One of the essential needs of the media and entertainment (M&E) industry has been to quickly divide a video content into smaller segments so that only the necessary content can be prepped for cataloging and eventual broadcasting. The presence of digitally added segments such as Color Bars, Episodic Slates, Black Screens, Break Bumpers etc. to the video content makes the process of extracting the real content a tricky and time-consuming task, requiring personnel with industry specific know-how.
The creative nature of the video content further complicates the Segmentation process, leading to the process being almost completely executed through manual inspection. With the surge in the number of assets being produced for Broadcast and OTT consumption, it becomes imperative to automate the segmentation flow, to the highest extent possible, with a human operator only needed to decide on the finer, creative boundaries of the detected segments.
Currently, the available solutions in the market cater to a very miniscule percentage of the detectable segments and/or do not generate frame accurate segments.

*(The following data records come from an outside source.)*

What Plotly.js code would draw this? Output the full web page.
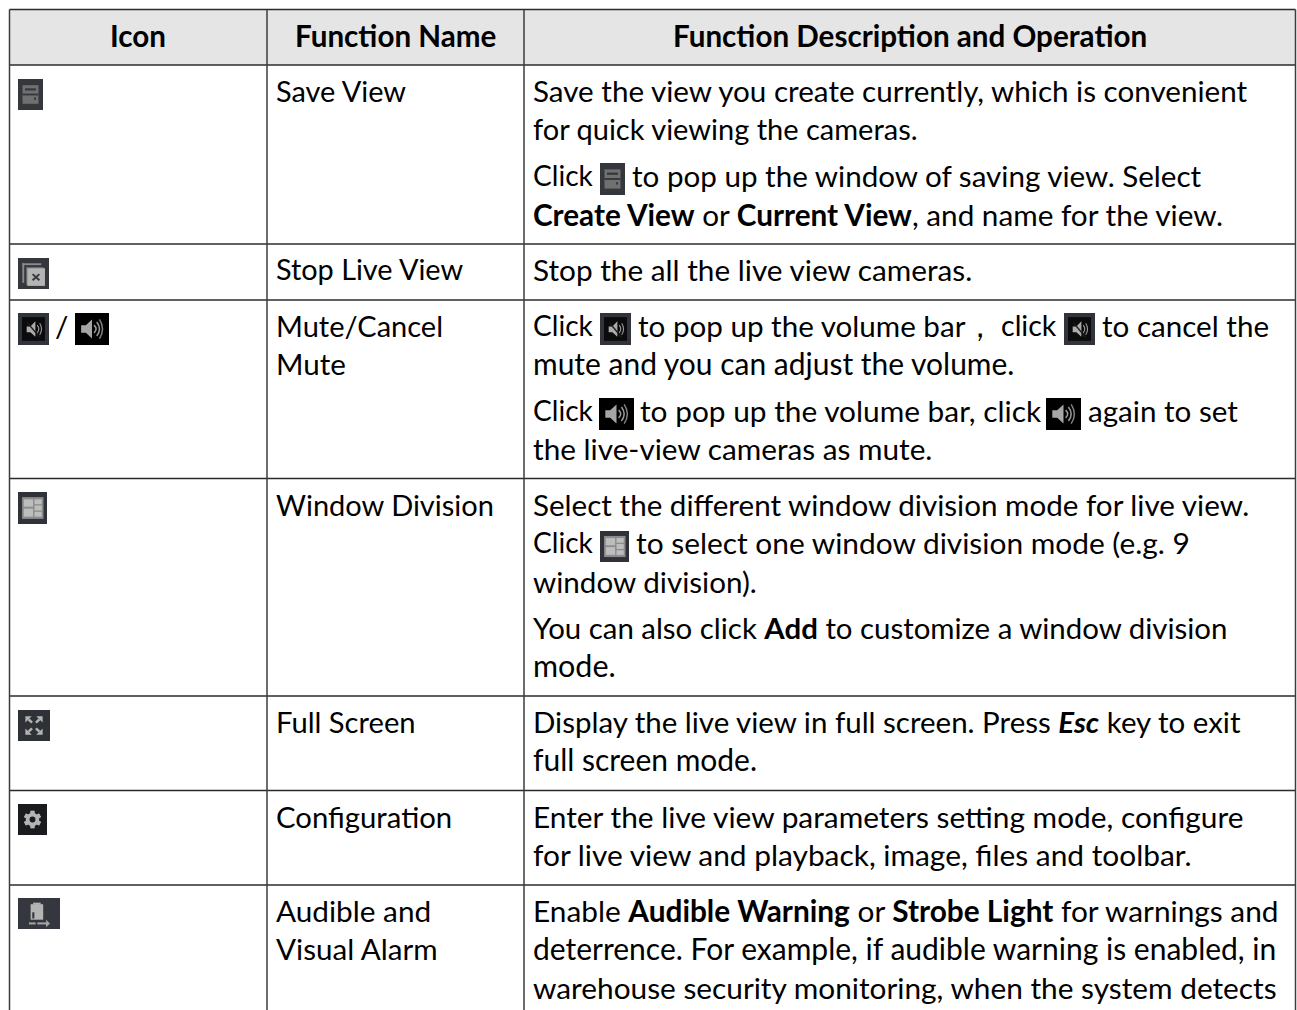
<!DOCTYPE html>
<html>
<head>
<meta charset="utf-8">
<script src="https://cdn.plot.ly/plotly-3.0.1.min.js"></script>
<style>html,body{margin:0;padding:0;background:#fff;overflow:hidden}</style>
</head>
<body>
<div id="chart" style="width:1297px;height:1010px"></div>
<script>
// ---- table content ----
const headers = ["Icon", "Function Name", "Function Description and Operation"];
const functionNames = ["Save View", "Stop Live View", "Mute/Cancel", "Mute", "Window Division", "Full Screen", "Configuration", "Audible and", "Visual Alarm"];
const descriptionLines = [
  "Save the view you create currently, which is convenient",
  "for quick viewing the cameras.",
  "Click",
  "to pop up the window of saving view. Select",
  "<b>Create View</b> or <b>Current View</b>, and name for the view.",
  "Stop the all the live view cameras.",
  "Click",
  "to pop up the volume bar，",
  "click",
  "to cancel the",
  "mute and you can adjust the volume.",
  "Click",
  "to pop up the volume bar, click",
  "again to set",
  "the live-view cameras as mute.",
  "Select the different window division mode for live view.",
  "Click",
  "to select one window division mode (e.g. 9",
  "window division).",
  "You can also click <b>Add</b> to customize a window division",
  "mode.",
  "Display the live view in full screen. Press <b><i>Esc</i></b> key to exit",
  "full screen mode.",
  "Enter the live view parameters setting mode, configure",
  "for live view and playback, image, files and toolbar.",
  "Enable <b>Audible Warning</b> or <b>Strobe Light</b> for warnings and",
  "deterrence. For example, if audible warning is enabled, in",
  "warehouse security monitoring, when the system detects"
];

// ---- layout of the table (pixels) ----
const W = 1297, H = 1010;
const columnEdges = [9.5, 267, 524, 1295.5];
const rowEdges = [9.5, 65, 244, 300, 478.5, 696, 790.5, 885, 1010];
const headerCentres = [138, 395, 910];
const headerY = 35;
const nameX = 276;
const nameY = [90, 269, 325, 363, 504, 721, 816, 910, 948];
const nameFit = [.977, .974, .98, 1, .98, .985, .99, 1.005, 1];
const descX = [533, 533, 533, 632, 533, 533, 533, 638, 1001, 1102, 533, 533, 640, 1088, 533, 533, 533, 636, 533, 533, 533, 533, 533, 533, 533, 533, 533, 533];
const descY = [90, 128, 175, 175, 214, 269, 325, 325, 325, 325, 363, 410, 410, 410, 448, 504, 542, 542, 581, 627, 665, 721, 759, 816, 854, 910, 948, 987];
const descFit = [1, .98, .95, 1, 1.004, 1.005, .95, 1, .965, 1, 1.013, .95, 1.008, 1, 1.005, 1, .95, 1.009, 1, .994, 1.03, .996, 1.013, 1.008, 1.009, 1.007, 1.014, 1.007];

// ---- icons: kind, left, top, right, bottom ----
const iconKinds = ["save", "stop", "mute", "sound", "grid", "full", "gear", "alarm", "save", "mute", "mute", "sound", "sound", "grid"];
const iconX0 = [18, 18, 18, 75, 18, 18, 18, 18, 600, 600, 1064, 599, 1046, 600];
const iconY0 = [79, 258, 313, 313, 492, 710, 804, 898, 163, 313, 313, 398, 398, 531];
const iconX1 = [43, 49, 49, 109, 47, 50, 47, 60, 625, 631, 1095, 634, 1081, 629];
const iconY1 = [110, 289, 345, 345, 524, 741, 835, 929, 195, 345, 345, 430, 430, 562];
const iconBack = {save:"#34373c", stop:"#34373c", mute:"#31343a", sound:"#000000", grid:"#2f3238", full:"#2e3136", gear:"#191b1f", alarm:"#34373d"};
const iconInk = "#b4b4b4";

const shapes = [];
const rect = (x0, y0, x1, y1, fill, line, lw) => shapes.push({type:"rect", xref:"x", yref:"y", x0, y0, x1, y1,
  fillcolor: fill || "rgba(0,0,0,0)", line:{color: line || "rgba(0,0,0,0)", width: lw || 0}, layer:"above"});
const seg = (x0, y0, x1, y1, color, w) => shapes.push({type:"line", xref:"x", yref:"y", x0, y0, x1, y1, line:{color, width:w}, layer:"above"});
const poly = (pts, fill) => shapes.push({type:"path", xref:"x", yref:"y",
  path: "M" + pts.map(p => p[0] + "," + p[1]).join("L") + "Z", fillcolor: fill, line:{width:0}, layer:"above"});
const curve = (x0, y0, cx, cy, x1, y1, color, w) => shapes.push({type:"path", xref:"x", yref:"y",
  path: `M${x0},${y0}Q${cx},${cy} ${x1},${y1}`, fillcolor:"rgba(0,0,0,0)", line:{color, width:w}, layer:"above"});

// header fill and grid
rect(columnEdges[0], rowEdges[0], columnEdges[3], rowEdges[1], "#e5e5e5");
rowEdges.slice(0, -1).forEach(y => seg(columnEdges[0], y, columnEdges[3], y, "#2b2b2b", 1.5));
columnEdges.forEach(x => seg(x, rowEdges[0], x, H, "#3c3c3c", 1.5));

// icon glyphs, defined on a unit square of each icon
function drawIcon(kind, x0, y0, x1, y1) {
  rect(x0, y0, x1, y1, iconBack[kind]);
  const X = u => x0 + u * (x1 - x0), Y = v => y0 + v * (y1 - y0);
  const r = (a, b, c, d, f) => rect(X(a), Y(b), X(c), Y(d), f);
  const p = (pts, f) => poly(pts.map(q => [X(q[0]), Y(q[1])]), f);
  const arc = (u, a, b, bulge, c, w) => curve(X(u), Y(a), X(u + bulge), Y((a + b) / 2), X(u), Y(b), c, w);
  if (kind === "save") {
    r(.18,.2,.82,.8,"#707070"); r(.28,.3,.72,.37,"#34373c"); r(.18,.47,.82,.53,"#34373c"); r(.64,.6,.72,.67,"#34373c");
  } else if (kind === "stop") {
    r(.14,.17,.75,.23,"#8a8a8a"); r(.14,.17,.2,.8,"#8a8a8a"); r(.26,.29,.32,.86,"#6a6a6a"); r(.26,.29,.82,.35,"#6a6a6a");
    r(.3,.33,.87,.9,"#b4b4b4");
    seg(X(.47), Y(.52), X(.69), Y(.72), "#3a3a3a", 2); seg(X(.69), Y(.52), X(.47), Y(.72), "#3a3a3a", 2);
  } else if (kind === "mute") {
    r(.13,.13,.87,.87,"#0b0b0d");
    p([[.28,.42],[.4,.42],[.56,.26],[.56,.74],[.4,.6],[.28,.6]], "#ababab");
    seg(X(.3), Y(.3), X(.7), Y(.76), "#1c1c1c", 1.4);
    arc(.62, .38, .62, .1, "#9a9a9a", 1.1); arc(.7, .32, .68, .12, "#9a9a9a", 1.1);
  } else if (kind === "sound") {
    p([[.18,.38],[.32,.38],[.5,.2],[.5,.8],[.32,.62],[.18,.62]], "#a6a6a6");
    arc(.56, .38, .62, .12, "#9a9a9a", 1.5); arc(.64, .28, .72, .16, "#9a9a9a", 1.5); arc(.72, .2, .8, .18, "#808080", 1.5);
  } else if (kind === "grid") {
    rect(X(.14), Y(.16), X(.88), Y(.84), "#8c8c8c");
    r(.2,.23,.52,.46,"#bdbdbd"); r(.2,.52,.52,.77,"#bdbdbd");
    r(.57,.23,.82,.38,"#bdbdbd"); r(.57,.42,.82,.58,"#bdbdbd"); r(.57,.62,.82,.77,"#bdbdbd");
  } else if (kind === "full") {
    [[.23,.2,1,1],[.77,.2,-1,1],[.23,.8,1,-1],[.77,.8,-1,-1]].forEach(c => {
      const dx = .2 * c[2], dy = .2 * c[3];
      p([[c[0],c[1]],[c[0]+dx,c[1]],[c[0],c[1]+dy]], iconInk);
      seg(X(c[0]+dx*.5), Y(c[1]+dy*.5), X(c[0]+dx*1.05), Y(c[1]+dy*1.05), iconInk, 2.5);
    });
  } else if (kind === "gear") {
    const cx = X(.5), cy = Y(.5), R = (x1 - x0) * .3;
    for (let k = 0; k < 6; k++) {
      const a = k * Math.PI / 3 + Math.PI / 6;
      seg(cx - Math.cos(a)*R, cy - Math.sin(a)*R, cx + Math.cos(a)*R, cy + Math.sin(a)*R, iconInk, 4);
    }
    shapes.push({type:"circle", xref:"x", yref:"y", x0:cx-R*.78, x1:cx+R*.78, y0:cy-R*.78, y1:cy+R*.78, fillcolor:iconInk, line:{width:0}, layer:"above"});
    shapes.push({type:"circle", xref:"x", yref:"y", x0:cx-R*.34, x1:cx+R*.34, y0:cy-R*.34, y1:cy+R*.34, fillcolor:iconBack.gear, line:{width:0}, layer:"above"});
  } else if (kind === "alarm") {
    r(.3,.2,.6,.7,"#b4b4b4"); r(.36,.15,.54,.22,"#b4b4b4"); r(.34,.46,.39,.66,"#34373d");
    seg(X(.26), Y(.82), X(.42), Y(.82), "#a6a6a6", 2); seg(X(.46), Y(.82), X(.72), Y(.82), "#a6a6a6", 2);
    p([[.67,.7],[.76,.82],[.67,.94]], "#a6a6a6");
  }
}
iconKinds.forEach((k, i) => drawIcon(k, iconX0[i], iconY0[i], iconX1[i], iconY1[i]));

// text
const FONT = "Lato, sans-serif";
const SIZE = 29.6;
const note = (text, x, y, anchor, bold, fit) => ({text: bold ? "<b>" + text + "</b>" : text, x, y, xref:"x", yref:"y",
  xanchor: anchor, yanchor:"middle", showarrow:false, borderpad:0, borderwidth:0,
  font:{family:FONT, size:SIZE * (fit || 1), color:"#000000"}});
const annotations = [];
headers.forEach((t, i) => annotations.push(note(t, headerCentres[i], headerY, "center", true)));
functionNames.forEach((t, i) => annotations.push(note(t, nameX, nameY[i], "left", false, nameFit[i])));
descriptionLines.forEach((t, i) => annotations.push(note(t, descX[i], descY[i], "left", false, descFit[i])));
annotations.push(note("/", 61, 325, "center"));

Plotly.newPlot("chart", [{x:[0, W], y:[0, H], type:"scatter", mode:"markers", marker:{opacity:0}, hoverinfo:"skip", showlegend:false}], {
  width:W, height:H, margin:{l:0, r:0, t:0, b:0}, paper_bgcolor:"#fff", plot_bgcolor:"#fff", showlegend:false,
  xaxis:{range:[0, W], visible:false, fixedrange:true},
  yaxis:{range:[H, 0], visible:false, fixedrange:true},
  shapes, annotations
}, {displayModeBar:false, staticPlot:true});
</script>
</body>
</html>
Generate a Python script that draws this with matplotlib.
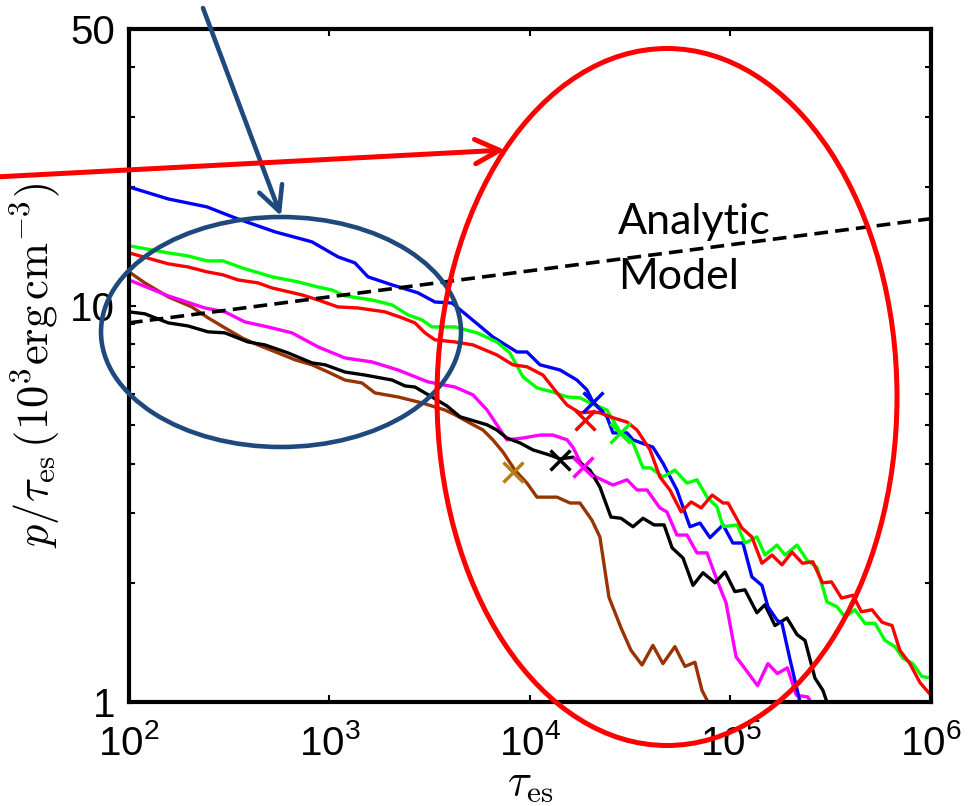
import matplotlib
matplotlib.use("Agg")
import matplotlib.pyplot as plt
from matplotlib.patches import Ellipse
from matplotlib.ticker import NullLocator, NullFormatter

plt.rcParams['font.family'] = ['Liberation Sans', 'DejaVu Sans']
plt.rcParams['mathtext.fontset'] = 'cm'

# --- data (tau_es, p/tau_es) ---
blue_tau = [100, 157, 245, 338, 535, 818, 1102, 1340, 1556, 2051, 2762, 3358, 4083, 5023, 6531, 8610, 9661,
            11220, 14130, 17140, 19230, 20610, 24210, 25940, 30480, 32660, 41030, 46030, 54080, 62810, 70470,
            79070, 91830, 102800, 115400, 127900, 143600, 153800, 170600, 180700, 198200, 222300]
blue_p = [19.97, 18.62, 17.78, 16.68, 15.38, 14.51, 13.30, 12.84, 11.84, 11.30, 10.79, 10.23, 10.17, 9.33, 8.35,
          7.65, 7.65, 7.10, 6.89, 6.50, 6.14, 5.72, 5.25, 4.78, 4.78, 4.59, 4.40, 4.01, 3.43, 2.77, 2.83, 2.60,
          2.80, 2.52, 2.52, 2.07, 1.97, 1.74, 1.61, 1.58, 1.28, 1.00]

green_tau = [100, 157, 197, 245, 294, 367, 517, 697, 877, 1029, 1194, 1630, 2051, 2466, 2892, 3245, 4228, 5446,
             6839, 7943, 9226, 10840, 13030, 15310, 17750, 19910, 24210, 28120, 32660, 36640, 40110, 46030,
             52840, 60670, 68080, 76380, 85700, 91830, 107900, 118100, 135500, 148600, 170600, 187100, 214800,
             241000, 270000, 302900, 339800, 372400, 417800, 468800, 526000, 590200, 660700, 724400, 812800,
             901500, 1000000]
green_p = [14.18, 13.61, 13.37, 12.99, 12.99, 12.47, 11.84, 11.50, 11.16, 10.97, 10.60, 10.35, 10.06, 9.49, 9.22,
           8.85, 8.85, 8.55, 8.11, 7.61, 6.62, 6.21, 6.06, 5.89, 5.86, 5.69, 5.46, 4.81, 4.51, 3.90, 3.90, 3.70,
           3.85, 3.57, 3.64, 3.29, 3.11, 2.77, 2.80, 2.52, 2.61, 2.35, 2.49, 2.35, 2.49, 2.28, 2.19, 1.79, 1.74,
           1.64, 1.71, 1.58, 1.58, 1.43, 1.38, 1.29, 1.25, 1.16, 1.15]

red_tau = [100, 157, 197, 245, 294, 350, 440, 517, 729, 877, 1102, 1387, 1892, 2301, 2669, 2995, 3358, 4228, 5200,
           6839, 8222, 9661, 11610, 13650, 15310, 17750, 20610, 22330, 25940, 30480, 34200, 39720, 44460, 49890,
           56750, 63680, 71450, 81100, 91830, 97270, 114000, 127900, 143600, 161100, 180700, 202800, 228600,
           257400, 287700, 319200, 358100, 408300, 449800, 508000, 570200, 639700, 699800, 785200, 881000, 1000000]
red_p = [13.61, 12.77, 12.54, 12.19, 11.98, 11.63, 11.43, 11.10, 10.66, 10.35, 9.94, 9.88, 9.66, 9.33, 9.06, 8.55,
         8.21, 8.11, 7.97, 7.52, 7.10, 7.02, 6.69, 6.03, 5.62, 5.37, 5.40, 5.37, 5.22, 5.09, 4.86, 4.33, 3.70, 3.43,
         3.02, 3.20, 3.09, 3.33, 3.18, 3.18, 2.75, 2.61, 2.24, 2.35, 2.22, 2.39, 2.24, 2.26, 2.00, 2.01, 1.83, 1.86,
         1.69, 1.71, 1.59, 1.56, 1.35, 1.25, 1.12, 1.04]

magenta_tau = [100, 157, 239, 301, 379, 493, 650, 877, 1194, 1630, 2198, 3099, 4228, 5200, 6110, 7674, 9226,
               11220, 13030, 15310, 16370, 18370, 21330, 25940, 30480, 34200, 38370, 44460, 48190, 54080, 60670,
               68080, 76380, 85700, 95060, 106700, 120200, 136500, 153800, 171400, 192300, 213300, 243200, 254700]
magenta_p = [11.63, 10.60, 9.88, 9.66, 9.11, 8.85, 8.55, 7.88, 7.39, 7.22, 6.89, 6.43, 6.24, 5.96, 5.46, 4.59,
             4.64, 4.72, 4.72, 4.59, 4.40, 3.92, 3.70, 3.53, 3.64, 3.43, 3.43, 3.09, 3.02, 2.64, 2.64, 2.38, 2.38,
             2.03, 1.78, 1.30, 1.20, 1.10, 1.25, 1.18, 1.22, 1.04, 1.03, 0.99]

black_tau = [100, 120, 157, 197, 248, 301, 392, 477, 621, 818, 951, 1194, 1503, 2051, 2384, 2669, 3245, 3855, 4477,
             6110, 6839, 7674, 8913, 10350, 12590, 14130, 16370, 19910, 22330, 25350, 28440, 32660, 36640, 41590,
             46670, 51170, 57980, 65030, 72940, 83750, 93970, 105200, 118100, 135500, 148600, 166700, 191400,
             214800, 235500, 263800, 289100, 302900]
black_p = [9.66, 9.55, 9.06, 8.90, 8.60, 8.55, 8.11, 7.97, 7.61, 7.18, 7.10, 6.81, 6.69, 6.50, 6.28, 6.24, 5.89,
           5.59, 5.25, 5.01, 4.86, 4.64, 4.51, 4.33, 4.20, 4.11, 4.15, 3.85, 3.49, 2.93, 2.91, 2.77, 2.91, 2.80,
           2.80, 2.45, 2.31, 1.97, 2.12, 2.00, 2.13, 1.90, 1.92, 1.68, 1.76, 1.56, 1.63, 1.48, 1.43, 1.15, 1.07, 1.00]

brown_tau = [100, 120, 157, 206, 248, 301, 367, 440, 553, 673, 818, 984, 1194, 1452, 1687, 2198, 2892, 3767, 4228,
             5023, 5834, 6531, 7328, 8414, 9661, 10840, 13650, 15850, 17750, 20360, 22330, 24770, 28440, 31920,
             36220, 41030, 46030, 52840, 59290, 66530, 72110, 77270]
brown_p = [12.19, 11.43, 10.54, 9.94, 9.33, 8.80, 8.30, 7.97, 7.61, 7.31, 7.10, 6.81, 6.50, 6.39, 6.03, 5.89, 5.69,
           5.46, 5.31, 5.06, 4.86, 4.59, 4.28, 3.85, 3.57, 3.29, 3.29, 3.18, 3.18, 2.88, 2.61, 1.84, 1.54, 1.35,
           1.24, 1.39, 1.25, 1.38, 1.23, 1.26, 1.07, 1.00]

# cross markers
mark_tau = [20610, 18790, 28120, 18370, 14130, 8222]
mark_p = [5.72, 5.15, 4.78, 3.92, 4.09, 3.81]
mark_col = ['#0000ff', '#ff0000', '#00ff00', '#ff00ff', '#000000', '#b5800f']

# analytic model (straight in log-log)
model_tau = [1e2, 1e6]
model_p = [9.06, 16.6]

series = [
    (brown_tau, brown_p, '#993300'),
    (magenta_tau, magenta_p, '#ff00ff'),
    (black_tau, black_p, '#000000'),
    (blue_tau, blue_p, '#0000ff'),
    (green_tau, green_p, '#00ff00'),
    (red_tau, red_p, '#ff0000'),
]

fig = plt.figure(figsize=(9.74, 8.06), dpi=100)
ax = fig.add_axes([0.1324, 0.1290, 0.8234, 0.8350])

for t, p, c in series:
    ax.plot(t, p, color=c, lw=2.4)
for t, p, c in zip(mark_tau, mark_p, mark_col):
    ax.plot(t, p, 'x', color=c, ms=14, mew=2.5)
ax.plot(model_tau, model_p, color='k', lw=2.6, dashes=(3.8, 2.0))

ax.set_xscale('log')
ax.set_yscale('log')
ax.set_xlim(1e2, 1e6)
ax.set_ylim(1, 50)

ax.set_xticks([1e2, 1e3, 1e4, 1e5, 1e6])
ax.set_xticklabels([r'$\mathregular{10^{%d}}$' % k for k in range(2, 7)])
ax.xaxis.set_minor_locator(NullLocator())
ax.set_yticks([1, 10, 50])
ax.set_yticklabels(['1', '10', '50'])
ax.set_yticks([2, 3, 4, 5, 6, 7, 8, 9, 20, 30, 40], minor=True)
ax.yaxis.set_minor_formatter(NullFormatter())

ax.tick_params(which='both', direction='in', top=True, right=True, labelsize=29, width=1.5)
ax.tick_params(which='major', length=5)
ax.tick_params(axis='x', which='major', pad=16)
ax.tick_params(axis='y', which='major', pad=10)
ax.tick_params(which='minor', length=4)
for s in ax.spines.values():
    s.set_linewidth(3)

ax.set_xlabel(r'$\tau_{\rm es}$', fontsize=32)
ax.xaxis.set_label_coords(0.5, -0.09)
ax.set_ylabel(r'$p/\tau_{\rm es}\,(10^3{\rm erg\,cm^{-3}})$', fontsize=32)
ax.yaxis.set_label_coords(-0.083, 0.5)

# --- annotations drawn on top, in figure pixel units ---
ov = fig.add_axes([0, 0, 1, 1], zorder=5)
ov.set_xlim(0, 974)
ov.set_ylim(806, 0)
ov.patch.set_alpha(0)
ov.axis('off')

ov.add_patch(Ellipse((281, 332), 360, 230, fill=False, ec='#1f497d', lw=3.3))
ov.add_patch(Ellipse((667, 397), 460, 697, fill=False, ec='#ff0000', lw=3.6))
ov.annotate('', xy=(281, 216), xytext=(203, 8),
            arrowprops=dict(arrowstyle='->,head_length=0.7,head_width=0.35', color='#1f497d', lw=3.3,
                            mutation_scale=25, shrinkA=0, shrinkB=0))
ov.annotate('', xy=(505, 150), xytext=(-5, 177),
            arrowprops=dict(arrowstyle='->,head_length=0.7,head_width=0.35', color='#ff0000', lw=3.6,
                            mutation_scale=25, shrinkA=0, shrinkB=0))
ov.text(618, 203, 'Analytic\nModel', family='Lato', fontsize=31, ha='left', va='top', linespacing=1.55)

fig.savefig('out.png', dpi=100)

This results in only a minimal reduction in the overall effort, rendering the solutions infeasible for large scale operations.
Furthermore, the existing solutions do not have the ability to learn from the manually fine tuned segments data, and hence, will never approach perfection for solving the problem which is driven by creative needs.
Hence, we propose a Segmentation approach which learns predictable features over time and improves its predictions based on feedback from a QC step.